Three natural forces sort good tools from weak ones without central management. Soldiers rotate frequently, so tools that only one person can maintain disappear when their creator leaves. Competing duties drive out tools that require constant upkeep. And when multiple soldiers tackle the same problem, better solutions displace weaker ones. A tool that survives all three pressures has already proven its worth under real conditions.

This departs from the traditional model, where the Army predicted its software needs and funded development in advance. That made sense when building software required scarce specialists and expensive infrastructure. Army-approved platforms change the math. When soldiers can build tools inside existing, approved environments at low cost, the Army can observe actual usage rather than predict it.

"

If the Army leverages its volume of soldier-developers to conduct bottom-up innovation and experimentation at the local level, it can scale valuable software tools and become one of the world's largest software developers.
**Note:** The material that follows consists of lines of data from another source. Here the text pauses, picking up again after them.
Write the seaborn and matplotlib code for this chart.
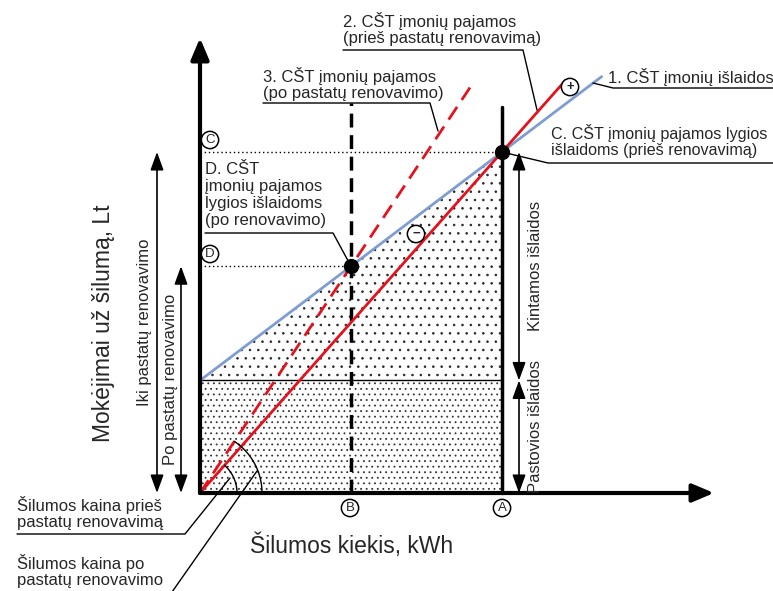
import numpy as np
import matplotlib.pyplot as plt
import seaborn as sns

# schematic values (heat quantity in kWh units, payments in Lt units)
q_before = 10.0          # A - heat sold before renovation
q_after = 5.0            # B - heat sold after renovation
fixed_cost = 3.3         # pastovios islaidos
var_cost = 0.67          # kintamos islaidos per kWh
price_before = 1.0       # heat price before renovation
price_after = 1.33       # heat price after renovation
cost_q_end = 13.3
rev_before_q_end = 12.1
rev_after_q_end = 8.94

level_c = fixed_cost + var_cost * q_before
level_d = fixed_cost + var_cost * q_after

sns.set_style('white')
plt.rcParams['font.family'] = ['Liberation Sans', 'DejaVu Sans']
plt.rcParams['hatch.linewidth'] = 0.6

W, H = 773, 591
SX, SY = 30.2, 34.1   # px per data unit
OX, OY = 200, 493     # origin in px


def P(x, y):
    # pixel layout position -> data coords
    return ((x - OX) / SX, (OY - y) / SY)


fig = plt.figure(figsize=(W / 100, H / 100), dpi=100)
ax = fig.add_axes([0, 0, 1, 1])
ax.set_xlim(-OX / SX, (W - OX) / SX)
ax.set_ylim((OY - H) / SY, OY / SY)
ax.axis('off')

RED = '#e3121e'
BLUE = '#7f9dd0'

# hatched areas
q = np.linspace(0, q_before, 50)
ax.fill_between(q, fixed_cost, fixed_cost + var_cost * q, facecolor='none',
                edgecolor='0.15', hatch='..', linewidth=0)
ax.fill_between([0, q_before], 0, fixed_cost, facecolor='none',
                edgecolor='0.2', hatch='...', linewidth=0)
ax.plot([0, q_before], [fixed_cost, fixed_cost], color='k', lw=1)

# dotted levels
ax.plot([0, q_before], [level_c, level_c], color='k', lw=1, ls=(0, (1, 2)))
ax.plot([0, q_after], [level_d, level_d], color='k', lw=1, ls=(0, (1, 2)))

# verticals at A and B
ax.plot([q_before, q_before], [0, P(0, 107)[1]], color='k', lw=2.5)
ax.plot([q_after, q_after], [0, P(0, 103)[1]], color='k', lw=2.5, ls=(0, (4, 2.2)))

# main lines
sns.lineplot(x=[0, cost_q_end], y=[fixed_cost, fixed_cost + var_cost * cost_q_end],
             color=BLUE, lw=2, ax=ax)
sns.lineplot(x=[0, rev_before_q_end], y=[0, price_before * rev_before_q_end],
             color=RED, lw=2, ax=ax)
ax.plot([0, rev_after_q_end], [0, price_after * rev_after_q_end],
        color=RED, lw=2, ls=(0, (5.5, 3)))

# break-even points
ax.plot([q_before, q_after], [level_c, level_d], 'o', color='k', ms=10)

# price angle arcs
for price, r in [(price_before, 37), (price_after, 62)]:
    ang = np.arctan(price * SY / SX)
    t = np.linspace(0, ang, 40)
    ax.plot(r * np.cos(t) / SX, r * np.sin(t) / SY, color='k', lw=1)

# axes arrows
head = dict(arrowstyle='-|>,head_length=1.3,head_width=0.55', lw=3, color='k',
            shrinkA=0, shrinkB=0, mutation_scale=10)
ax.annotate('', xy=P(200, 38), xytext=(0, 0), arrowprops=head)
ax.annotate('', xy=P(714, 493), xytext=(0, 0), arrowprops=head)

dbl = dict(arrowstyle='<|-|>,head_length=1.1,head_width=0.4', lw=1.2, color='k',
           shrinkA=0, shrinkB=0, mutation_scale=10)
xl1 = P(157, 0)[0]
xl2 = P(181, 0)[0]
xr = P(519, 0)[0]
ax.annotate('', xy=(xl1, level_c), xytext=(xl1, 0), arrowprops=dbl)
ax.annotate('', xy=(xl2, level_d), xytext=(xl2, 0), arrowprops=dbl)
ax.annotate('', xy=(xr, level_c), xytext=(xr, fixed_cost), arrowprops=dbl)
ax.annotate('', xy=(xr, fixed_cost), xytext=(xr, 0), arrowprops=dbl)

fs = 12
ax.text(P(145, 0)[0], level_c / 2, 'Iki pastatų renovavimo', rotation=90,
        ha='center', va='center', fontsize=fs)
ax.text(P(170, 0)[0], level_d / 2, 'Po pastatų renovavimo', rotation=90,
        ha='center', va='center', fontsize=fs)
ax.text(P(536, 0)[0], (level_c + fixed_cost) / 2, 'Kintamos išlaidos', rotation=90,
        ha='center', va='center', fontsize=fs)
ax.text(P(536, 0)[0], fixed_cost / 2 + 0.3, 'Pastovios išlaidos', rotation=90,
        ha='center', va='center', fontsize=fs)

ax.text(*P(104, 323), 'Mokėjimai už šilumą, Lt', rotation=90,
        ha='center', va='center', fontsize=16.5)
ax.text(*P(352, 546), 'Šilumos kiekis, kWh', ha='center', va='center', fontsize=16.5)


def lead(pts):
    xs, ys = zip(*[P(*p) for p in pts])
    ax.plot(xs, ys, color='k', lw=1)


ax.text(*P(343, 29), '2. CŠT įmonių pajamos\n(prieš pastatų renovavimą)',
        ha='left', va='center', fontsize=fs, linespacing=1.15)
lead([(343, 50), (523, 50), (537, 110)])
ax.text(*P(263, 84), '3. CŠT įmonių pajamos\n(po pastatų renovavimo)',
        ha='left', va='center', fontsize=fs, linespacing=1.15)
lead([(263, 103), (430, 103), (438, 131)])
ax.text(*P(608, 77), '1. CŠT įmonių išlaidos', ha='left', va='center', fontsize=fs)
lead([(773, 88), (613, 88), (593, 83)])
ax.text(*P(551, 141), 'C. CŠT įmonių pajamos lygios\nišlaidoms (prieš renovavimą)',
        ha='left', va='center', fontsize=11.6, linespacing=1.15)
lead([(773, 163), (548, 163), (q_before * SX + OX, OY - level_c * SY)])
ax.text(*P(205, 195), 'D. CŠT\nįmonių pajamos\nlygios išlaidoms\n(po renovavimo)',
        ha='left', va='center', fontsize=fs, linespacing=1.15)
lead([(205, 233), (333, 233), (q_after * SX + OX, OY - level_d * SY)])
ax.text(*P(17, 513), 'Šilumos kaina prieš\npastatų renovavimą',
        ha='left', va='center', fontsize=fs, linespacing=1.15)
lead([(17, 534), (185, 534), (230, 478)])
ax.text(*P(17, 571), 'Šilumos kaina po\npastatų renovavimo',
        ha='left', va='center', fontsize=fs, linespacing=1.15)
lead([(172, 592), (257, 471)])

# circled marks
circ = dict(boxstyle='circle,pad=0.2', fc='white', ec='k', lw=1.1)
for (x, y), s in [((210, 140), 'C'), ((210, 254), 'D'), ((350, 508), 'B'),
                  ((502, 508), 'A'), ((570, 87), '+'), ((416, 234), '−')]:
    ax.text(*P(x, y), s, ha='center', va='center', fontsize=9.5,
            fontweight='bold' if s in '+−' else 'normal', bbox=circ)

fig.savefig('out.png', dpi=100)
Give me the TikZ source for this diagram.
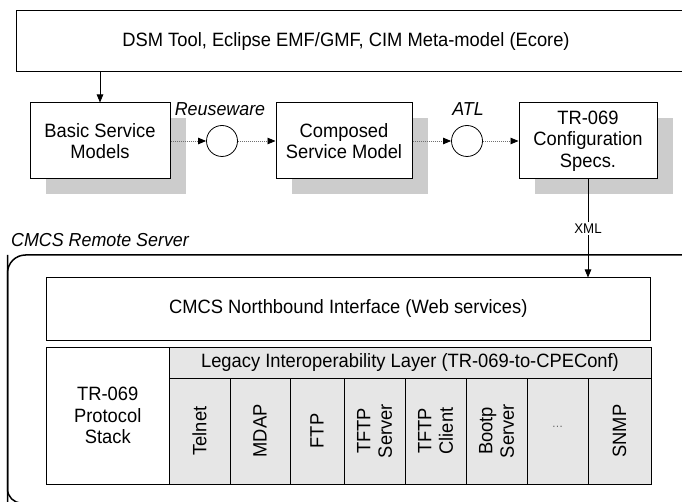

LTC Anthony A. Joyce · War on the Rocks, March 2026

You start at Level One, but your tool can go further.

You start in the same place every soldier-developer does: building a tool inside an approved platform to solve a real problem. That is Level 1, and it is where this site focuses. But if your tool works and people use it, it has a path upward. The Army is building the infrastructure to identify, support, and scale what the force actually adopts.

02
Path Upward

Army-Level Support

Tools that prove their value through real, sustained use get noticed. The Army is building the infrastructure to surface these tools, give them a named organizational owner, and provide the engineering resources to keep them running after their original builder has moved on. The force decides what rises through usage data, not applications or endorsements.

03
Path Upward

Enterprise Integration

A small number of proven tools will warrant Army-wide use. Before the Army approves a new software purchase, it checks whether a soldier-built tool already solves the problem. The best tools built at the unit level become Army capabilities. Not because someone championed them up the chain, but because the force already proved their worth.

You are already a Soldier-Developer, you just haven't built yet.

The platforms are approved and already available to you. The only thing missing is your first agent. Start with a problem your unit actually has.